Nothing but the lines from the top of the data to the line holding "const titleLines = ['2018" should be printed, word for word and both ends included; leave the pictures out.

══ DATA TO PROCESS ══

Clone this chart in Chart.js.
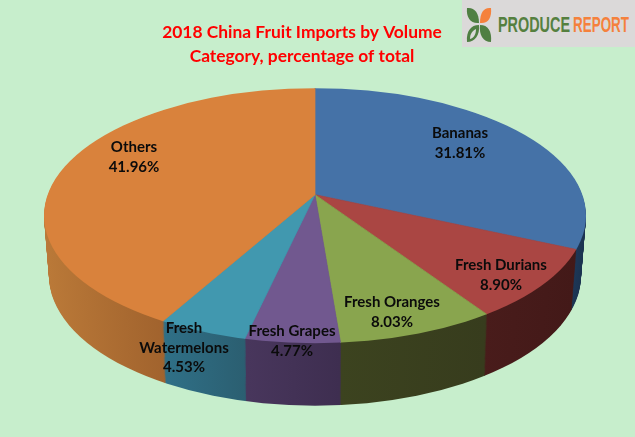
<!DOCTYPE html>
<html>
<head>
<meta charset="utf-8">
<title>2018 China Fruit Imports by Volume</title>
<script src="https://cdn.jsdelivr.net/npm/chart.js@4"></script>
<style>
    html, body { margin: 0; padding: 0; background: #c7eecc; overflow: hidden; }
    #wrap { position: relative; width: 635px; height: 437px; }
    canvas { position: absolute; left: 0; top: 0; }
    #logo { position: absolute; left: 462px; top: 0; }
</style>
</head>
<body>
<div id="wrap">
    <canvas id="pie" width="604" height="437"></canvas>
    <svg id="logo" width="173" height="47" viewBox="0 0 173 47">
        <rect width="173" height="47" fill="#dbd9d9"/>
        <path d="M5 8 C12 7 17 12 17 23 C9 24 4 18 5 8Z" fill="#4f7f42"/>
        <path d="M29 8 C22 7 18 12 18 23 C26 24 30 18 29 8Z" fill="#f5813c"/>
        <path d="M17 25 C9 25 4 31 5 42 C13 42 18 35 17 25Z" fill="#4f7f42"/>
        <path d="M14 29 C10 31 8 34 8 39 C12 38 14 34 14 29Z" fill="#dbd9d9"/>
        <path d="M18 25 C26 25 30 31 29 42 C21 42 17 35 18 25Z" fill="#4f7f42"/>
        <text x="36" y="32" font-family="'Liberation Sans Narrow', 'Liberation Sans'" font-size="22" font-weight="bold" fill="#55803f" textLength="72" lengthAdjust="spacingAndGlyphs">PRODUCE</text>
        <text x="111" y="32" font-family="'Liberation Sans Narrow', 'Liberation Sans'" font-size="22" font-weight="bold" fill="#f5813c" textLength="56" lengthAdjust="spacingAndGlyphs">REPORT</text>
    </svg>
</div>
<script>
// Chart data
const categories = ['Bananas', 'Fresh Durians', 'Fresh Oranges', 'Fresh Grapes', 'Fresh Watermelons', 'Others'];
const shares = [31.81, 8.90, 8.03, 4.77, 4.53, 41.96];
const titleLines = ['2018 China Fruit Imports by Volume', 'Category, percentage of total'];

// Slice colors: top face, then side wall at its left and right ends
const faceColors = ['#4572a7', '#aa4643', '#89a54e', '#71588f', '#4198af', '#d9823c'];
const wallLeft = ['#1e3a5c', '#491c1b', '#3c431f', '#48365c', '#2f6f86', '#ba7938'];
const wallRight = ['#1b3350', '#431918', '#373c1d', '#3e2e50', '#2b5e70', '#a0622d'];
const wallSpans = [[570, 586], [484, 578], [340, 487], [247, 340], [165, 247], [44, 167]];

// Label text lines and where each block sits
const labelLines = [
    ['Bananas', '31.81%'],
    ['Fresh Durians', '8.90%'],
    ['Fresh Oranges', '8.03%'],
    ['Fresh Grapes', '4.77%'],
    ['Fresh', 'Watermelons', '4.53%'],
    ['Others', '41.96%']
];
const labelAnchors = [[460, 133], [501, 265], [392, 302], [292, 331], [184, 328], [134, 147]];

// Projection of the flat pie: the rim is an ellipse that is not centred on the apex
const pieShiftX = 13;
const squash = 0.46;
const rimTop = { dy: 21, rx: 271, ry: 127.5 };
const rimBottom = { dy: 81, rx: 266, ry: 130 };
const wallDepth = 60;
const wallNarrow = 0.975;

function drawSlices(chart, ctx, depth, paint) {
    const arcs = chart.getDatasetMeta(0).data;
    const cx = arcs[0].x + pieShiftX;
    const cy = arcs[0].y;
    const t = depth / wallDepth;

    ctx.save();
    ctx.beginPath();
    ctx.ellipse(cx,
        cy + rimTop.dy + (rimBottom.dy - rimTop.dy) * t,
        rimTop.rx + (rimBottom.rx - rimTop.rx) * t,
        rimTop.ry + (rimBottom.ry - rimTop.ry) * t,
        0, 0, Math.PI * 2);
    ctx.clip();

    // Squash around the apex, which also slides down with the wall
    ctx.translate(cx, cy + depth);
    ctx.scale(1 + (wallNarrow - 1) * t, squash);
    ctx.translate(-arcs[0].x, -cy);

    arcs.forEach(function(arc, i) {
        const saved = arc.options.backgroundColor;
        const savedBorder = arc.options.borderColor;
        arc.options.backgroundColor = paint(i);
        arc.options.borderColor = arc.options.backgroundColor;
        arc.draw(ctx);
        arc.options.backgroundColor = saved;
        arc.options.borderColor = savedBorder;
    });
    ctx.restore();
}

const pie3d = {
    id: 'pie3d',
    beforeDatasetDraw: function(chart) {
        const ctx = chart.ctx;
        const gradients = faceColors.map(function(c, i) {
            // Gradient runs in the pie's own x, so take the shift back off
            const g = ctx.createLinearGradient(wallSpans[i][0] - pieShiftX, 0, wallSpans[i][1] - pieShiftX, 0);
            g.addColorStop(0, wallLeft[i]);
            g.addColorStop(1, wallRight[i]);
            return g;
        });
        // Stack the wall from the bottom up
        for (let d = wallDepth; d > 0; d--) {
            drawSlices(chart, ctx, d, function(i) { return gradients[i]; });
        }
        drawSlices(chart, ctx, 0, function(i) { return faceColors[i]; });
        return false;
    },
    afterDraw: function(chart) {
        const ctx = chart.ctx;
        ctx.save();
        ctx.font = 'bold 15px Lato';
        ctx.fillStyle = '#0b0b0b';
        ctx.textAlign = 'center';
        ctx.textBaseline = 'middle';
        labelLines.forEach(function(lines, i) {
            lines.forEach(function(line, j) {
                ctx.fillText(line, labelAnchors[i][0], labelAnchors[i][1] + j * 19.7);
            });
        });
        ctx.restore();
    }
};

new Chart(document.getElementById('pie'), {
    type: 'pie',
    data: {
        labels: categories,
        datasets: [{
            data: shares,
            backgroundColor: faceColors,
            borderColor: faceColors,
            borderWidth: 1,
            clip: false
        }]
    },
    options: {
        responsive: false,
        animation: false,
        radius: 340,
        layout: { padding: { left: 0, right: 0, top: 0, bottom: 116 } },
        plugins: {
            legend: { display: false },
            tooltip: { enabled: false },
            title: {
                display: true,
                text: titleLines,
                color: '#ff0000',
                font: { family: 'Lato', size: 17.4, weight: 'bold', lineHeight: 1.36 },
                padding: { top: 21, bottom: 0 }
            }
        }
    },
    plugins: [pie3d]
});
</script>
</body>
</html>
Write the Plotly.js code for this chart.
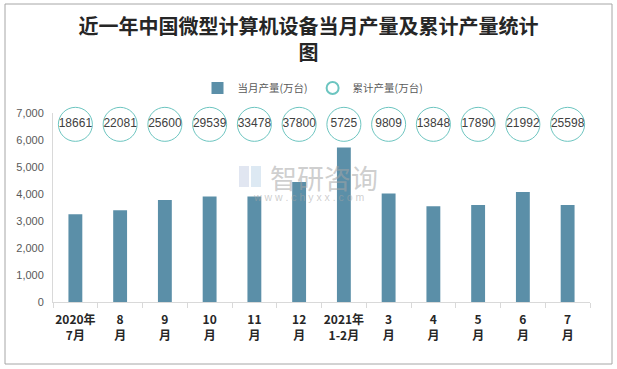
<!DOCTYPE html>
<html>
<head>
<meta charset="utf-8">
<script src="https://cdn.plot.ly/plotly-3.0.1.min.js"></script>
<style>
html,body{margin:0;padding:0;background:#fff;}
#chart{width:617px;height:369px;}
</style>
</head>
<body>
<div id="chart"></div>
<script>
// Data
const categories = ['2020年<br>7月','8<br>月','9<br>月','10<br>月','11<br>月','12<br>月','2021年<br>1-2月','3<br>月','4<br>月','5<br>月','6<br>月','7<br>月'];
const monthlyOutput = [3250, 3400, 3780, 3910, 3910, 4440, 5725, 4020, 3550, 3590, 4070, 3590];
const cumulativeOutput = [18661, 22081, 25600, 29539, 33478, 37800, 5725, 9809, 13848, 17890, 21992, 25598];
const yTicks = [0, 1000, 2000, 3000, 4000, 5000, 6000, 7000];

const FONT = 'Noto Sans CJK SC, Noto Sans, sans-serif';
const circleRow = 6580; // vertical placement of cumulative labels

const traces = [
  {
    type: 'bar',
    name: '当月产量(万台)',
    x: categories,
    y: monthlyOutput,
    width: 0.31,
    marker: {color: '#5b8fa8', line: {width: 0}},
    hoverinfo: 'x+y'
  },
  {
    type: 'scatter',
    mode: 'markers+text',
    name: '累计产量(万台)',
    x: categories,
    y: cumulativeOutput.map(() => circleRow),
    text: cumulativeOutput.map(String),
    textposition: 'middle center',
    textfont: {family: 'Liberation Sans, Arial, sans-serif', size: 12, color: '#404040'},
    marker: {symbol: 'circle', size: 34, color: 'rgba(255,255,255,0)', line: {color: '#6cc5c0', width: 1}},
    cliponaxis: false,
    hoverinfo: 'text'
  }
];

const px = (x) => (x - 53) / 537;   // pixel -> paper x
const py = (y) => (302 - y) / 189;  // pixel -> paper y

const layout = {
  width: 617,
  height: 369,
  paper_bgcolor: '#ffffff',
  plot_bgcolor: '#ffffff',
  margin: {l: 53, r: 27, t: 113, b: 67},
  font: {family: FONT, color: '#595959'},
  title: {
    text: '近一年中国微型计算机设备当月产量及累计产量统计<br>图',
    font: {family: FONT, size: 20, color: '#262626', weight: 'bold'},
    x: 0.5, xanchor: 'center',
    xref: 'container',
    y: 0.908, yref: 'container', yanchor: 'top'
  },
  showlegend: true,
  legend: {
    orientation: 'h',
    x: px(313), xanchor: 'center',
    y: py(88), yanchor: 'middle',
    font: {family: FONT, size: 10.5, color: '#595959'},
    itemsizing: 'constant',
    itemwidth: 30,
    tracegroupgap: 0,
    bgcolor: 'rgba(0,0,0,0)'
  },
  xaxis: {
    type: 'category',
    range: [-0.5, 11.5],
    showline: true,
    linecolor: '#d9d9d9',
    linewidth: 1,
    ticks: 'outside',
    tickson: 'boundaries',
    ticklen: 5,
    tickcolor: '#d9d9d9',
    tickangle: 0,
    ticklabelstandoff: 7,
    tickfont: {family: FONT, size: 12, color: '#262626', weight: 'bold'},
    showgrid: false,
    zeroline: false,
    fixedrange: true
  },
  yaxis: {
    range: [0, 7000],
    tickvals: yTicks,
    tickformat: ',d',
    showline: true,
    linecolor: '#d9d9d9',
    linewidth: 1,
    ticks: '',
    showgrid: false,
    zeroline: false,
    tickfont: {family: 'Liberation Sans, Arial, sans-serif', size: 11, color: '#595959'},
    ticklabelstandoff: 6,
    fixedrange: true
  },
  shapes: [
    {type: 'rect', xref: 'paper', yref: 'paper',
     x0: -48/537, x1: 1 + 22/537, y0: -62/189, y1: 1 + 109/189,
     line: {color: '#a6a6a6', width: 1}, fillcolor: 'rgba(0,0,0,0)', layer: 'below'},
    // faint watermark logo blocks
    {type: 'rect', xref: 'paper', yref: 'paper', x0: px(239), x1: px(249), y0: py(187), y1: py(166),
     line: {width: 0}, fillcolor: 'rgba(180,192,220,0.4)', layer: 'below'},
    {type: 'rect', xref: 'paper', yref: 'paper', x0: px(251), x1: px(261), y0: py(187), y1: py(166),
     line: {width: 0}, fillcolor: 'rgba(170,200,225,0.4)', layer: 'below'}
  ],
  annotations: [
    {text: '智研咨询', xref: 'paper', yref: 'paper', x: px(324), y: py(177),
     showarrow: false, font: {family: FONT, size: 27, color: 'rgba(165,165,165,0.55)'}},
    {text: 'w w w . c h y x x . c o m', xref: 'paper', yref: 'paper', x: px(309), y: py(197),
     showarrow: false, font: {family: 'Liberation Sans, Arial, sans-serif', size: 10.5, color: 'rgba(165,165,165,0.55)'}}
  ],
  bargap: 0.69
};

Plotly.newPlot('chart', traces, layout, {displayModeBar: false, staticPlot: true});
</script>
</body>
</html>
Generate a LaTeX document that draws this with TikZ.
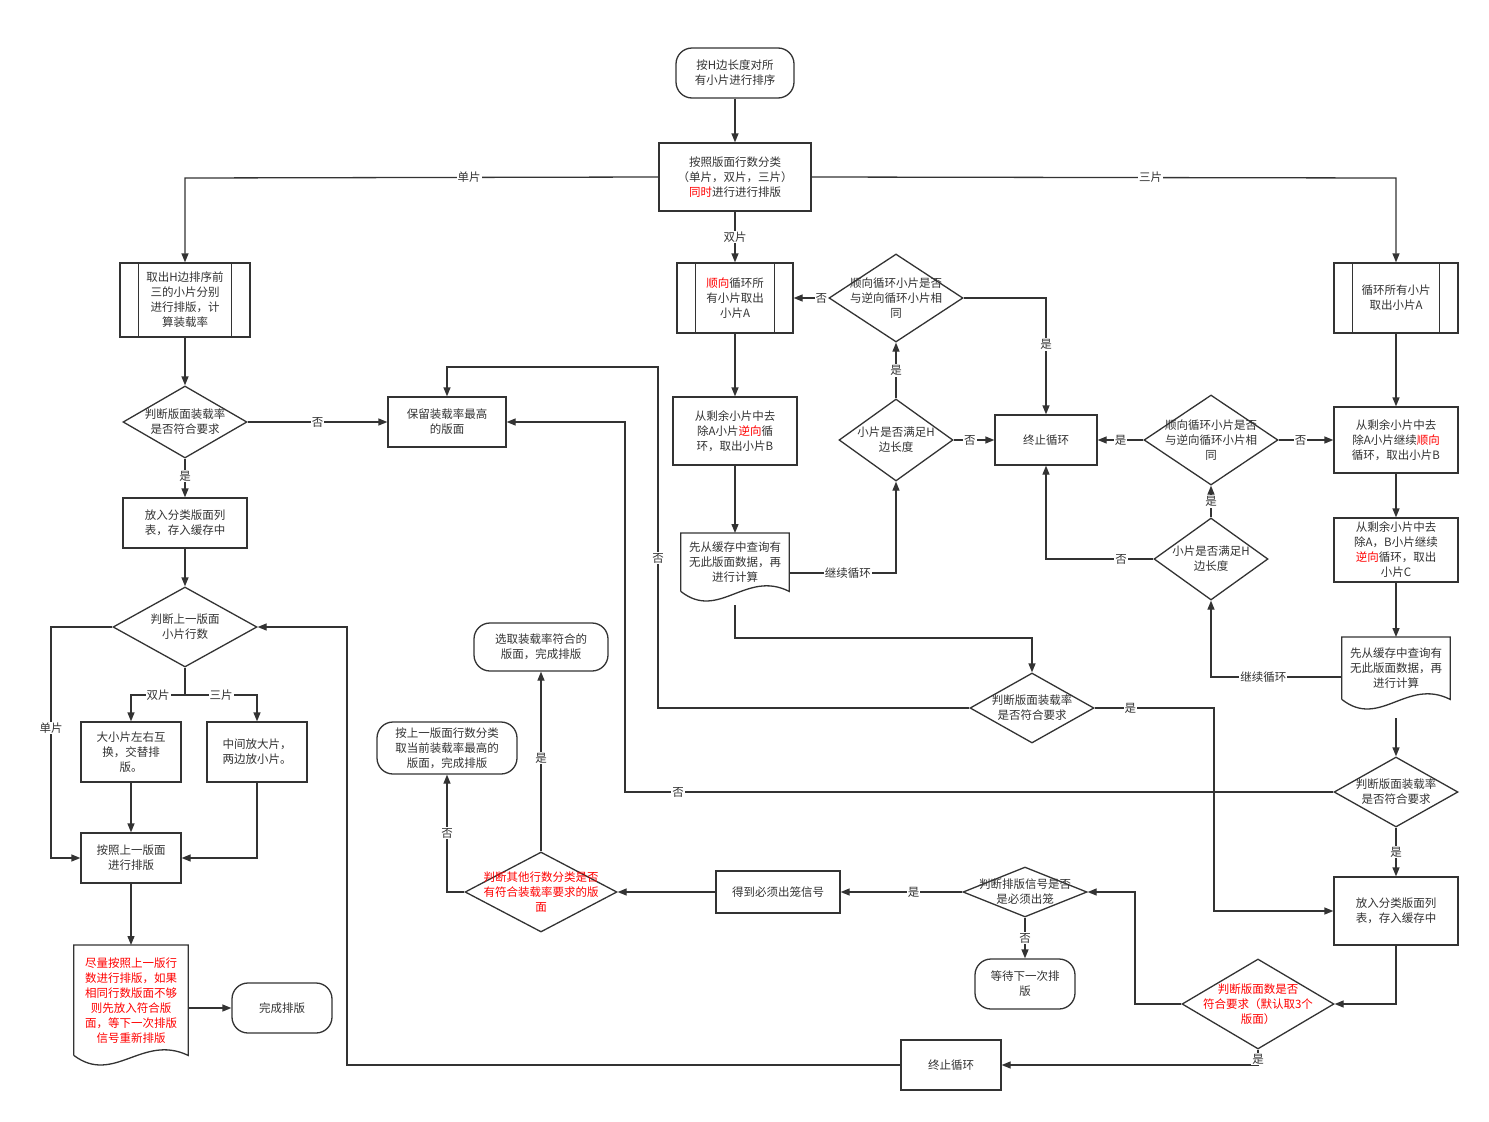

═══

REPLY TO THE EXERCISE:
Clone this chart in Chart.js.
<!DOCTYPE html>
<html>
<head>
<meta charset="utf-8">
<title>2018 China Fruit Imports by Volume</title>
<script src="https://cdn.jsdelivr.net/npm/chart.js@4"></script>
<style>
    html, body { margin: 0; padding: 0; background: #c7eecc; overflow: hidden; }
    #wrap { position: relative; width: 635px; height: 437px; }
    canvas { position: absolute; left: 0; top: 0; }
    #logo { position: absolute; left: 462px; top: 0; }
</style>
</head>
<body>
<div id="wrap">
    <canvas id="pie" width="604" height="437"></canvas>
    <svg id="logo" width="173" height="47" viewBox="0 0 173 47">
        <rect width="173" height="47" fill="#dbd9d9"/>
        <path d="M5 8 C12 7 17 12 17 23 C9 24 4 18 5 8Z" fill="#4f7f42"/>
        <path d="M29 8 C22 7 18 12 18 23 C26 24 30 18 29 8Z" fill="#f5813c"/>
        <path d="M17 25 C9 25 4 31 5 42 C13 42 18 35 17 25Z" fill="#4f7f42"/>
        <path d="M14 29 C10 31 8 34 8 39 C12 38 14 34 14 29Z" fill="#dbd9d9"/>
        <path d="M18 25 C26 25 30 31 29 42 C21 42 17 35 18 25Z" fill="#4f7f42"/>
        <text x="36" y="32" font-family="'Liberation Sans Narrow', 'Liberation Sans'" font-size="22" font-weight="bold" fill="#55803f" textLength="72" lengthAdjust="spacingAndGlyphs">PRODUCE</text>
        <text x="111" y="32" font-family="'Liberation Sans Narrow', 'Liberation Sans'" font-size="22" font-weight="bold" fill="#f5813c" textLength="56" lengthAdjust="spacingAndGlyphs">REPORT</text>
    </svg>
</div>
<script>
// Chart data
const categories = ['Bananas', 'Fresh Durians', 'Fresh Oranges', 'Fresh Grapes', 'Fresh Watermelons', 'Others'];
const shares = [31.81, 8.90, 8.03, 4.77, 4.53, 41.96];
const titleLines = ['2018 China Fruit Imports by Volume', 'Category, percentage of total'];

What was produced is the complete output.